Friday, October 11, 2013

#occupy .@oscommerce (or, .@ucdavis pokes the world again)

Back in 2011, students at the University of California Davis caused trouble by blocking the path of some pepper spray. (Why didn't protests emerge with "Save the pepper spray!" slogans?)

Now, people from UC Davis are finding some issues with a particular commerce application, osCommerce.

Frankly, I had never heard of osCommerce, even though it's been around for a while and is reportedly used by over 14,000 online retailers. But osCommerce has a mission:

We're geeks. And we love what we do.

We provide you the tools to create your very own online store to start selling products and services to customers worldwide.

We want to make our products available to everyone worldwide and to make that possible we release all of our products for free with Open Source licenses.

We also manage a thriving community of store owners, developers, and service providers who help each other during the many stages of an online business.

Sounds like a good idea, and this provides a way for a number of small businesses to set up secure online websites.

Well, almost secure.

Now I'd be the first to admit that no piece of software is 100% secure. But UC Davis researchers have uncovered some issues with osCommerce:

"The majority of the payment modules in osCommerce are vulnerable to logic attacks that allow you to pay less or even pay nothing at all," said Fangqi Sun, a graduate student working with Professor Zhendong Su in the UC Davis Department of Computer Science.

The researchers have been attempting to notify osCommerce of the discovered vulnerabilities and to help the developers patch the software.

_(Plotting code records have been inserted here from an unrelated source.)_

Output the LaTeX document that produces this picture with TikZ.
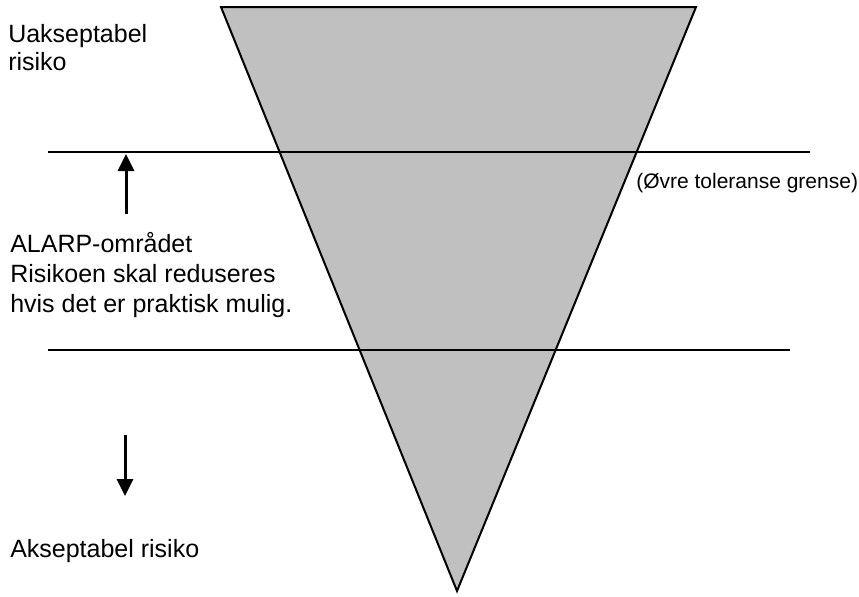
\documentclass[tikz,border=0pt]{standalone}
\usepackage{fontspec}
\setmainfont{Liberation Sans}
\usepackage{xcolor}
\usetikzlibrary{arrows.meta}
\definecolor{riskgray}{RGB}{192,192,192}
\tikzstyle{risktext}=[anchor=base west, inner sep=0pt, align=left, font=\fontsize{18.75}{22.5}\selectfont]
\tikzstyle{smalltext}=[anchor=base west, inner sep=0pt, font=\fontsize{15.75}{19}\selectfont]
\tikzstyle{bound}=[line width=1.5pt]
\tikzstyle{dirarrow}=[line width=2.25pt, -{Triangle[length=12.75pt, width=12pt]}]

\begin{document}
\begin{tikzpicture}[x=0.75pt, y=-0.75pt]
\useasboundingbox (0,0) rectangle (859,596);

% Risk triangle
\draw[bound, fill=riskgray] (221,7) -- (696,7) -- (457,591) -- cycle;

% Tolerance limits
\coordinate (upL) at (48,152);
\coordinate (upR) at (810,152);
\coordinate (loL) at (48,350);
\coordinate (loR) at (790,350);
\draw[bound] (upL) -- (upR);
\draw[bound] (loL) -- (loR);

% Arrows
\coordinate (upfoot) at (126,214);
\coordinate (uptip) at (126,154);
\coordinate (downfoot) at (125,435);
\coordinate (downtip) at (125,496);
\draw[dirarrow] (upfoot) -- (uptip);
\draw[dirarrow] (downfoot) -- (downtip);

% Texts (base = last line)
\node[risktext, font=\fontsize{18.75}{21}\selectfont] (unacc) at (8,70) {Uakseptabel\\risiko};
\node[risktext] (alarp) at (10,312) {ALARP-området\\Risikoen skal reduseres\\hvis det er praktisk mulig.};
\node[risktext] (acc) at (10,557) {Akseptabel risiko};
\node[smalltext] (upper) at (636,188) {(Øvre toleranse grense)};

\end{tikzpicture}
\end{document}
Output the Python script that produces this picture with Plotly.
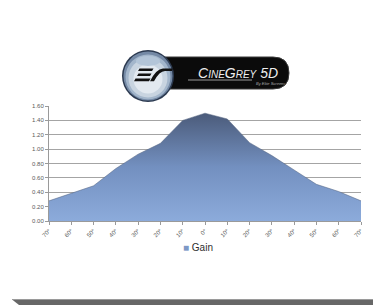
import plotly.graph_objects as go

# ---- data ----
angles = [-70, -60, -50, -40, -30, -20, -10, 0, 10, 20, 30, 40, 50, 60, 70]
angle_labels = ["70°", "60°", "50°", "40°", "30°", "20°", "10°", "0°",
                "10°", "20°", "30°", "40°", "50°", "60°", "70°"]
gain = [0.28, 0.39, 0.49, 0.73, 0.93, 1.08, 1.40, 1.50, 1.42, 1.09, 0.91, 0.71, 0.51, 0.41, 0.28]
y_ticks = [0, 0.2, 0.4, 0.6, 0.8, 1.0, 1.2, 1.4, 1.6]
series_name = "Gain"

# page body has an 8px margin; lay the figure out in window coordinates
OFF = 8
W, H = 381 - OFF, 305 - OFF


def px(x):
    return (x - OFF) / W


def py(y):
    return 1 - (y - OFF) / H


fig = go.Figure()
fig.add_trace(go.Scatter(
    x=angles, y=gain, mode="lines", fill="tozeroy",
    line=dict(color="#52627f", width=0.5),
    fillgradient=dict(type="vertical",
                      colorscale=[[0, "#8cabdb"], [0.5, "#7390c0"], [1, "#4b5b7a"]]),
    name=series_name, showlegend=False, hoverinfo="skip",
))

shapes = []
# bottom dark bar
shapes.append(dict(type="path", xref="paper", yref="paper",
                   path=f"M {px(12)} {py(299.5)} L {px(381)} {py(299.5)} L {px(381)} {py(305)} L {px(19)} {py(305)} Z",
                   fillcolor="#676767", line=dict(width=0), layer="above"))
shapes.append(dict(type="line", xref="paper", yref="paper",
                   x0=px(12), x1=px(381), y0=py(299.5), y1=py(299.5),
                   line=dict(color="#9a9a9a", width=1)))

# logo pill (black) with rounded right end
x0p, x1p, y0p, y1p, r = 160, 289, 57, 89, 16
pill = (f"M {px(x0p)} {py(y0p)} L {px(x1p - r)} {py(y0p)} "
        f"Q {px(x1p)} {py(y0p)} {px(x1p)} {py(y0p + r)} "
        f"Q {px(x1p)} {py(y1p)} {px(x1p - r)} {py(y1p)} "
        f"L {px(x0p)} {py(y1p)} Z")
shapes.append(dict(type="path", xref="paper", yref="paper", path=pill,
                   fillcolor="#0b0b0b", line=dict(color="#3a3a3a", width=1)))
# underline in pill
shapes.append(dict(type="line", xref="paper", yref="paper",
                   x0=px(188), x1=px(252), y0=py(80), y1=py(80),
                   line=dict(color="#bfbfbf", width=0.8)))

# sphere
cx, cy = 148, 76
def circ(rad, color, dx=0, dy=0, ry=None):
    ry = rad if ry is None else ry
    return dict(type="circle", xref="paper", yref="paper",
                x0=px(cx + dx - rad), x1=px(cx + dx + rad),
                y0=py(cy + dy + ry), y1=py(cy + dy - ry),
                fillcolor=color, line=dict(color=color, width=0))
shapes.append(circ(26, "#2c3a50"))
shapes.append(circ(24.5, "#7489a5"))
shapes.append(circ(22.5, "#a3b6cb", dy=1))
shapes.append(circ(19.5, "#c8d4e0", dy=2))
shapes.append(circ(14.5, "#e2e9f0", dy=3))
shapes.append(circ(12, "#b3c5d8", dy=-15, ry=5))

# "ES" mark: three slanted bars + swoosh
def para(xa, xb, y, h, s):
    return dict(type="path", xref="paper", yref="paper",
                path=(f"M {px(xa + s)} {py(y)} L {px(xb + s)} {py(y)} "
                      f"L {px(xb)} {py(y + h)} L {px(xa)} {py(y + h)} Z"),
                fillcolor="#111111", line=dict(width=0))
shapes.append(para(138, 152, 68.5, 2.6, 1.5))
shapes.append(para(137, 150, 73.5, 2.6, 1.5))
shapes.append(para(134, 149, 78.5, 2.8, 1.5))
shapes.append(dict(type="path", xref="paper", yref="paper",
                   path=(f"M {px(150)} {py(81.3)} L {px(154)} {py(81.3)} "
                         f"Q {px(160)} {py(70)} {px(166)} {py(71.1)} L {px(172)} {py(71.1)} "
                         f"L {px(173)} {py(68.5)} L {px(163)} {py(68.5)} "
                         f"Q {px(156)} {py(69)} {px(150)} {py(81.3)} Z"),
                   fillcolor="#111111", line=dict(width=0)))

annotations = [
    dict(xref="paper", yref="paper", x=px(238), y=py(73), xanchor="center", yanchor="middle",
         text="<i>C<span style='font-size:10px'>INE</span>G<span style='font-size:10px'>REY</span> 5D</i>",
         showarrow=False, font=dict(family="Liberation Sans, Arial", size=14, color="#eeeeee")),
    dict(xref="paper", yref="paper", x=px(287), y=py(84), xanchor="right", yanchor="middle",
         text="<i>By Elite Screens</i>", showarrow=False,
         font=dict(family="Liberation Sans, Arial", size=4, color="#aaaaaa")),
    dict(xref="paper", yref="paper", x=px(181), y=py(247), xanchor="left", yanchor="middle",
         text="<span style='color:#7d98c6'>■</span> " + series_name, showarrow=False,
         font=dict(family="Liberation Sans, Arial", size=10, color="#2e2e2e")),
]

fig.update_layout(
    width=W, height=H, autosize=False,
    margin=dict(l=0, r=0, t=0, b=0),
    paper_bgcolor="white", plot_bgcolor="white",
    showlegend=False,
    shapes=shapes, annotations=annotations,
    xaxis=dict(domain=[px(49), px(361)], range=[-70, 70], tickmode="array",
               tickvals=angles, ticktext=angle_labels, tickangle=-45,
               tickfont=dict(family="Liberation Sans, Arial", size=6, color="#5a5a5a"),
               showgrid=False, zeroline=False, showline=True, linecolor="#9a9a9a", linewidth=1,
               ticks="outside", ticklen=3, tickcolor="#9a9a9a", automargin=False),
    yaxis=dict(domain=[py(221), py(106)], range=[0, 1.6], tickmode="array",
               tickvals=y_ticks, tickformat=".2f",
               tickfont=dict(family="Liberation Sans, Arial", size=6, color="#5a5a5a"),
               showgrid=True, gridcolor="#a4a4a4", gridwidth=1.2, zeroline=False,
               showline=True, linecolor="#9a9a9a", linewidth=1,
               ticks="outside", ticklen=3, tickcolor="#9a9a9a", automargin=False),
)

fig.write_html("out.html")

They have also refunded the vendors for items they purchased at below cost during their research.

And how did the researchers purchase items below cost?

Sun found for example, that with a few simple changes to HTTP requests she could pay for an item in U.S. dollars instead of the same amount of British pounds, a marked discount depending on the exchange rate. It was also possible to trick a merchant into believing that an item had been paid when in fact it had not.

No idea whether they tried to use this with osCommerce-powered pepper spray vendors. And yes, there are some out there.

(H/T Homeland Security News Wire.)

It's appropriate to be reminded that the may be similar vulnerabilities in competing programs, including non-open source programs. The important thing is to see how osCommerce responds to this report.